Tomas Alvim, do Insper, destaca outra diferença essencial entre o projeto de Medellín e os que costumam ser feitos no Brasil. “O urbanismo social colombiano tem sobrevivido há vinte anos com mudanças de prefeitos e partidos e ideologias distintas. Projetos que foram construídos com o povo e para o povo. Isso é fundamental para que políticas públicas sobrevivam no longo prazo”, diz. “É diferente do que ocorre no Brasil. O Bolsa Família teve sua gênese no governo Fernando Henrique, se aperfeiçoou no governo Lula e veja o que está acontecendo agora. Um projeto vencedor de distribuição de renda prestes a ser extinto. Isso dificilmente aconteceria em Medellín.”

Cavalcanti afirma que, sendo o Compaz um projeto não de governo, mas da população, isso pode impedir que seja descontinuado em futuras gestões. O Compaz sobreviveu à troca de governo municipal em 2021, de Geraldo Julio para João Campos – mas eram ambos do mesmo partido, o PSB. Pode ser a exceção que confirma a regra – e a regra tem sido, por razões diversas, de descontinuidade absoluta.

Tome-se o caso do teleférico que atendia às comunidades do Complexo do Alemão, no Rio de Janeiro, onde vivem cerca de 180 mil pessoas. Inspirado no projeto de Medellín, foi inaugurado em julho de 2011 e transportava 10 mil passageiros por dia. Ao viajar nele, a francesa Christine Lagarde, então diretora do Fundo Monetário Internacional e atual presidente do Banco Central Europeu, chegou a dizer, à guisa de elogiar o teleférico, que se sentia “numa estação de esqui” dos Alpes. Em outubro de 2016, pouco mais de um mês depois do fim da Olimpíada no Rio, já não havia mais o teleférico do Alemão. Teve uma vida tão curta quanto o do Morro da Providência.

Em Poá, município da Região Metropolitana de São Paulo, fica a ONG Gerando Falcões, comandada por Edu Lyra, que atua em rede com várias favelas brasileiras para pensar soluções para a pobreza. Uma dessas parcerias foi com o Morro da Providência, no Rio de Janeiro, por intermédio da ONG Instituto Entre o Céu e a Favela.
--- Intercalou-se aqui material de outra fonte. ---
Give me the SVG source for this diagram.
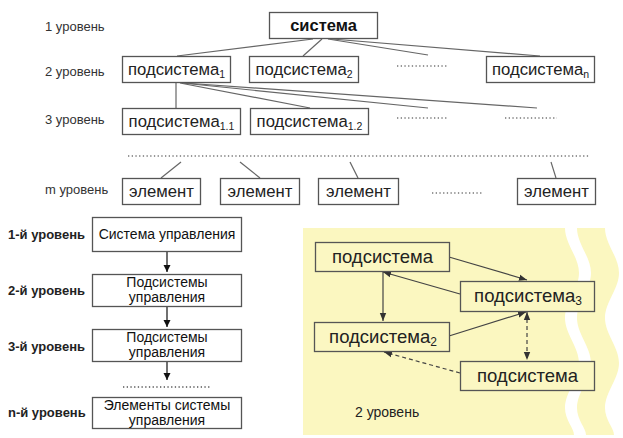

O projeto Favela 3D dividiu a Providência em dezesseis microrregiões e ouviu os moradores sobre suas demandas em áreas como saúde, cidadania, cultura, educação, autonomia da mulher, geração de renda, entre outros.

A partir daí, chegou-se a várias propostas, como criar uma escola de ensino médio perto de uma das microrregiões que não dispunha de nenhuma. Os alunos precisavam sair da favela para chegar a uma escola em outro bairro. “Nesses casos estamos falando de pobreza também. Um jovem que trabalha o dia todo para sustentar a família acaba desistindo da escola porque ela está longe de casa. E tem aqueles que nem sequer têm dinheiro para se deslocar. A gente percebe como a falta de acesso a equipamentos públicos impede o desenvolvimento dos moradores. Em outras microrregiões, uma creche pode fazer mais falta que uma escola”, diz Cintia Sant’anna, que cresceu na Providência e fundou a ONG Instituto Entre o Céu e a Favela, que dá aulas de reforço escolar, cursos de qualificação profissional para as mulheres e de teatro.
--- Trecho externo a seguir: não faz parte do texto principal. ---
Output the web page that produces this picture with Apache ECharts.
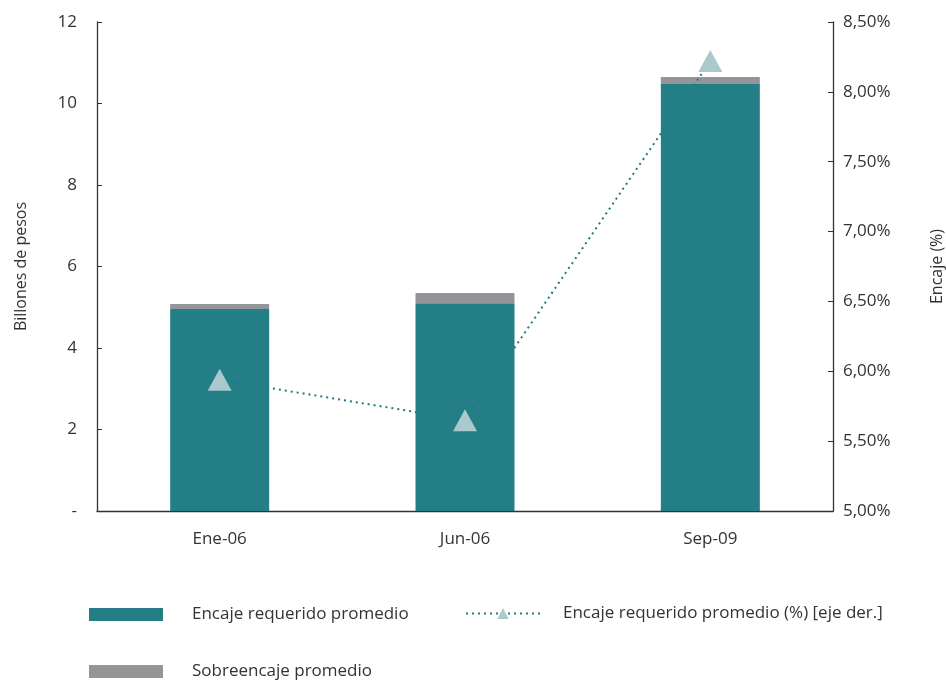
<!DOCTYPE html>
<html>
<head>
<meta charset="utf-8">
<script src="https://cdn.jsdelivr.net/npm/echarts@6/dist/echarts.min.js"></script>
<style>html,body{margin:0;padding:0;background:#fff}#c{width:946px;height:681px}</style>
</head>
<body>
<div id="c"></div>
<script>
const categories = ['Ene-06', 'Jun-06', 'Sep-09'];
const encajeRequerido = [4.96, 5.10, 10.48];
const sobreencaje = [0.12, 0.25, 0.17];
const encajePct = [5.94, 5.65, 8.22];
const leftTicks = { min: 0, max: 12, interval: 2 };
const rightTicks = { min: 5, max: 8.5, interval: 0.5 };

const FONT = '"Open Sans", sans-serif';
const TXT = '#333';
const FS = 17;
const chart = echarts.init(document.getElementById('c'), null, { renderer: 'canvas' });
chart.setOption({
  animation: false,
  backgroundColor: '#fff',
  textStyle: { fontFamily: FONT },
  grid: { left: 97, right: 113, top: 22, bottom: 170, containLabel: false, outerBoundsMode: 'none' },
  legend: [
    { left: 89, top: 606, padding: 0, itemWidth: 74, itemHeight: 13, icon: 'rect',
      data: ['Encaje requerido promedio'],
      textStyle: { fontFamily: FONT, fontSize: FS, color: TXT, padding: [0, 0, 0, 24] } },
    { left: 465, top: 605, padding: 0, itemWidth: 74, itemHeight: 14,
      data: ['Encaje requerido promedio (%) [eje der.]'],
      textStyle: { fontFamily: FONT, fontSize: FS, color: TXT, padding: [0, 0, 0, 18] } },
    { left: 89, top: 663, padding: 0, itemWidth: 74, itemHeight: 13, icon: 'rect',
      data: ['Sobreencaje promedio'],
      textStyle: { fontFamily: FONT, fontSize: FS, color: TXT, padding: [0, 0, 0, 24] } }
  ],
  xAxis: {
    type: 'category', data: categories,
    axisLine: { lineStyle: { color: '#333', width: 1.3 } },
    axisTick: { inside: true, length: 6, lineStyle: { color: '#333' } },
    axisLabel: { fontFamily: FONT, fontSize: FS, color: TXT, margin: 20 }
  },
  yAxis: [
    { type: 'value', min: leftTicks.min, max: leftTicks.max, interval: leftTicks.interval,
      name: 'Billones de pesos', nameLocation: 'middle', nameGap: 68, nameRotate: 90,
      nameTextStyle: { fontFamily: FONT, fontSize: 16, color: TXT },
      axisLine: { show: true, lineStyle: { color: '#333', width: 1.3 } },
      axisTick: { show: true, inside: true, length: 5, lineStyle: { color: '#333' } },
      splitLine: { show: false },
      axisLabel: { fontFamily: FONT, fontSize: FS, color: TXT, margin: 20,
        formatter: v => v === 0 ? '-' : String(v) } },
    { type: 'value', min: rightTicks.min, max: rightTicks.max, interval: rightTicks.interval,
      position: 'right',
      name: 'Encaje (%)', nameLocation: 'middle', nameGap: 96, nameRotate: 90,
      nameTextStyle: { fontFamily: FONT, fontSize: 16, color: TXT },
      axisLine: { show: true, lineStyle: { color: '#333', width: 1.3 } },
      axisTick: { show: true, inside: true, length: 5, lineStyle: { color: '#333' } },
      splitLine: { show: false },
      axisLabel: { fontFamily: FONT, fontSize: FS, color: TXT, margin: 10,
        formatter: v => v.toFixed(2).replace('.', ',') + '%' } }
  ],
  series: [
    { name: 'Encaje requerido promedio', type: 'bar', stack: 's', barWidth: 99,
      itemStyle: { color: '#237F85' }, data: encajeRequerido },
    { name: 'Sobreencaje promedio', type: 'bar', stack: 's', barWidth: 99,
      itemStyle: { color: '#939598' }, data: sobreencaje },
    { name: 'Encaje requerido promedio (%) [eje der.]', type: 'line', yAxisIndex: 1,
      symbol: 'triangle', symbolSize: [24, 22], z: 5,
      itemStyle: { color: '#A9C9CC' },
      lineStyle: { color: '#1F7A80', width: 2, type: [2, 4] },
      data: encajePct }
  ]
});
</script>
</body>
</html>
As propostas do projeto Favela 3D foram colocadas na mesa e apresentadas à Prefeitura do Rio de Janeiro. O prefeito Eduardo Paes (PSD) sinalizou que pode juntar as secretarias para ajudar a melhorar a qualidade de vida na Providência. A meta para a execução das melhorias é de dois anos. A piauí perguntou a Sant’anna se, em 2024, a Providência seria um território menos pobre. “É tudo no que acredito neste momento. Se eu deixar de acreditar, nem levanto da cama.”